My News LA: Blood Vessel Defects in Eyes May Foretell Alzheimer’s Disease
In a story published by My News LA, Cedars-Sinai investigators Maya Koronyo-Hamaoui, PhD, associate professor of Neurosurgery and Biomedical Sciences, and Keith L. Black, MD, professor and chair of the Department of Neurosurgery, discussed their study, which showed that the early stages of Alzheimer's disease affect small blood vessels in patients' eyes.
Alzheimer's disease, which may affect more than 5.5 million people in the U.S., according the Alzheimer's Association, is the leading cause of dementia. It is characterized by a severe decline in memory and mental ability serious enough to affect daily life, and there is no cure.
The findings of the study could lead to the early diagnosis of Alzheimer's using the retina, a back-of-the-eye organ that is an extension of the brain and easily accessible for live, noninvasive imaging.

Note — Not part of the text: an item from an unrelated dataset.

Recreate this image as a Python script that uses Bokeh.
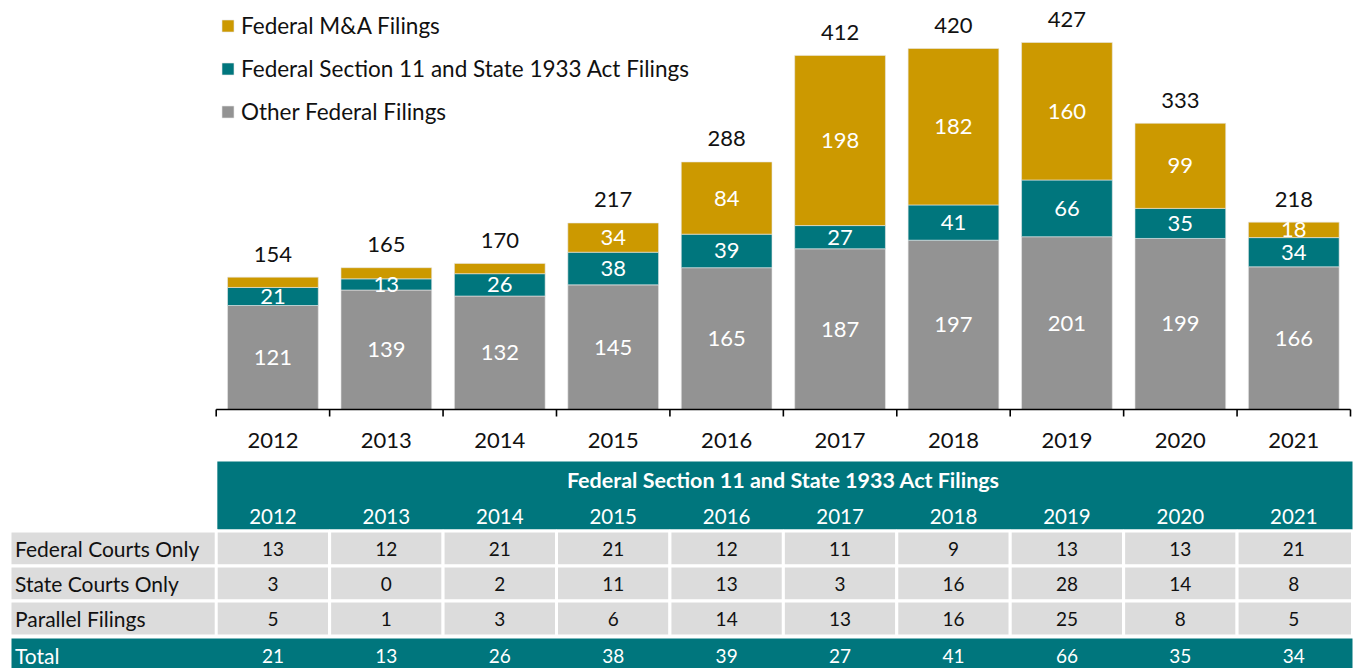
from bokeh.plotting import figure
from bokeh.models import ColumnDataSource, Range1d, Legend, LegendItem
from bokeh.core.properties import value
from bokeh.embed import file_html
from bokeh.resources import INLINE

# ---------------- data ----------------
years = ["2012", "2013", "2014", "2015", "2016", "2017", "2018", "2019", "2020", "2021"]
other_federal = [121, 139, 132, 145, 165, 187, 197, 201, 199, 166]
section11_1933 = [21, 13, 26, 38, 39, 27, 41, 66, 35, 34]
federal_mna = [12, 13, 12, 34, 84, 198, 182, 160, 99, 18]
series_names = ["Federal M&A Filings",
                "Federal Section 11 and State 1933 Act Filings",
                "Other Federal Filings"]

table_title = "Federal Section 11 and State 1933 Act Filings"
row_labels = ["Federal Courts Only", "State Courts Only", "Parallel Filings", "Total"]
federal_courts_only = [13, 12, 21, 21, 12, 11, 9, 13, 13, 21]
state_courts_only = [3, 0, 2, 11, 13, 3, 16, 28, 14, 8]
parallel_filings = [5, 1, 3, 6, 14, 13, 16, 25, 8, 5]
table_totals = section11_1933

# ---------------- style / layout ----------------
GOLD = "#CC9900"
TEAL = "#00767D"
GRAY = "#939393"
CELL = "#DCDCDC"
FONT = value("Lato")
TXT = "#111111"

W, H = 1355, 668
CHART_LEFT = 215.7        # px where the first year column starts
CHART_RIGHT = 1350.0      # px where the last year column ends
n = len(years)
cat_px = (CHART_RIGHT - CHART_LEFT) / n
x0 = -CHART_LEFT / cat_px
x1 = n + (W - CHART_RIGHT) / cat_px
table_right = n + 2 / cat_px

BASE = 409                # px from top of the baseline
PX_PER_FILING = 0.8595
TICK_LEN = 7

y_end = BASE / PX_PER_FILING
y_start = -(H - BASE) / PX_PER_FILING

xs = [i + 0.5 for i in range(n)]
totals = [a + b + c for a, b, c in zip(other_federal, section11_1933, federal_mna)]
src = ColumnDataSource(dict(
    x=xs,
    other=other_federal,
    sec11=section11_1933,
    mna=federal_mna,
    total=totals,
    other_mid=[o / 2 for o in other_federal],
    sec_mid=[o + s / 2 for o, s in zip(other_federal, section11_1933)],
    mna_mid=[o + s + m / 2 for o, s, m in zip(other_federal, section11_1933, federal_mna)],
    other_txt=[str(v) for v in other_federal],
    sec_txt=[str(v) for v in section11_1933],
    mna_txt=[str(v) if v >= 15 else "" for v in federal_mna],
    total_txt=[str(v) for v in totals],
))

p = figure(x_range=Range1d(x0, x1), y_range=Range1d(y_start, y_end),
           width=W, height=H, min_border=0,
           output_backend="svg", toolbar_location=None,
           x_axis_location=None, y_axis_location=None)
p.extra_y_ranges = {"px": Range1d(H, 0)}
p.outline_line_color = None
p.grid.grid_line_color = None

# ---------------- bars ----------------
rs = p.vbar_stack(["other", "sec11", "mna"], x="x", width=0.8,
                  color=[GRAY, TEAL, GOLD], line_color="#E8E8E8", line_width=0.6,
                  source=src)

for col, tcol in [("other_mid", "other_txt"), ("sec_mid", "sec_txt"), ("mna_mid", "mna_txt")]:
    p.text(x="x", y=col, text=tcol, source=src, text_color="white",
           text_font=FONT, text_font_size="22px", text_align="center",
           text_baseline="middle")

p.text(x="x", y="total", text="total_txt", source=src, text_color=TXT,
       text_font=FONT, text_font_size="22px", text_align="center",
       text_baseline="middle", y_offset=-23)

# category axis: baseline, boundary ticks, year labels
bounds = list(range(n + 1))
p.segment(x0=[0], y0=[0], x1=[n], y1=[0], line_color="black", line_width=1.6)
p.segment(x0=bounds, y0=[0] * (n + 1), x1=bounds,
          y1=[-TICK_LEN / PX_PER_FILING] * (n + 1), line_color="black", line_width=1.6)
p.text(x=xs, y=[BASE + 31] * n, y_range_name="px", text=years, text_color=TXT,
       text_font=FONT, text_font_size="22px", text_align="center", text_baseline="middle")

legend = Legend(items=[
    LegendItem(label=series_names[0], renderers=[rs[2]]),
    LegendItem(label=series_names[1], renderers=[rs[1]]),
    LegendItem(label=series_names[2], renderers=[rs[0]]),
], location=(220, H - 11 - 114))
legend.border_line_color = None
legend.background_fill_alpha = 0
legend.label_text_font = "Lato"
legend.label_text_font_size = "22.5px"
legend.label_text_color = TXT
legend.glyph_width = 15
legend.glyph_height = 15
legend.label_height = 28
legend.spacing = 15
legend.padding = 0
legend.margin = 0
legend.label_standoff = 6
p.add_layout(legend)

# ---------------- table ----------------
HEAD_TOP, HEAD_BOTTOM = 461, 529
ROW_BOUNDS = [530.5, 565.5, 600.5, 635.5]
TOTAL_TOP = 638
lab_left = x0 + 9.5 / cat_px
lab_right = 0 + 1.5 / cat_px

p.quad(left=[0.01], right=[table_right], top=[HEAD_TOP], bottom=[HEAD_BOTTOM], y_range_name="px",
       fill_color=TEAL, line_color=None)
p.text(x=[n / 2], y=[HEAD_TOP + 18], y_range_name="px", text=[table_title], text_color="white",
       text_font=FONT, text_font_size="21.5px", text_font_style="bold", text_align="center",
       text_baseline="middle")
p.text(x=xs, y=[HEAD_TOP + 55] * n, y_range_name="px", text=years, text_color="white",
       text_font=FONT, text_font_size="20.5px", text_align="center", text_baseline="middle")

body = [federal_courts_only, state_courts_only, parallel_filings]
for r, vals in enumerate(body):
    top, bottom = ROW_BOUNDS[r], ROW_BOUNDS[r + 1]
    lefts = [lab_left] + list(range(n))
    rights = [lab_right] + list(range(1, n)) + [table_right]
    p.quad(left=lefts, right=rights, top=[top] * (n + 1), bottom=[bottom] * (n + 1),
           y_range_name="px", fill_color=CELL, line_color="white", line_width=3)
    cy = (top + bottom) / 2
    p.text(x=[lab_left], y=[cy], y_range_name="px", text=[row_labels[r]], x_offset=5,
           text_color=TXT, text_font=FONT, text_font_size="21px", text_align="left",
           text_baseline="middle")
    p.text(x=xs, y=[cy] * n, y_range_name="px", text=[str(v) for v in vals],
           text_color=TXT, text_font=FONT, text_font_size="19px", text_align="center",
           text_baseline="middle")

p.quad(left=[x0 + 11 / cat_px], right=[table_right], top=[TOTAL_TOP], bottom=[H + 2],
       y_range_name="px", fill_color=TEAL, line_color=None)
p.text(x=[lab_left], y=[TOTAL_TOP + 17], y_range_name="px", text=[row_labels[3]], x_offset=5,
       text_color="white", text_font=FONT, text_font_size="21px", text_align="left",
       text_baseline="middle")
p.text(x=xs, y=[TOTAL_TOP + 17] * n, y_range_name="px", text=[str(v) for v in table_totals],
       text_color="white", text_font=FONT, text_font_size="19px", text_align="center",
       text_baseline="middle")

open("out.html", "w").write(file_html(p, INLINE))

Investigators revealed early molecular and cellular loss in blood vessels, together with an accumulation of amyloid-beta deposits – a buildup of a toxic protein – in retinal blood vessel walls of Alzheimer's patients, explained Koronyo-Hamaoui, who led the study.
"The buildup of this protein in the brain is a signature of Alzheimer's. We were able to map these vascular abnormalities and find that certain regions of the retina were more vulnerable," Koronyo-Hamaoui said in the article.
The abnormalities detected in the study also were found in patients with mild cognitive impairment. Taken together, these findings offer significant insights into how Alzheimer's develops, with major clinical implications, Black said.
"The discovery of abnormalities in retinal blood vessels in patients with mild cognitive impairment holds the potential for diagnosing Alzheimer's years before people show symptoms," Black said in the article. "Such early detection could provide insights into the disease and enable treatments to be created."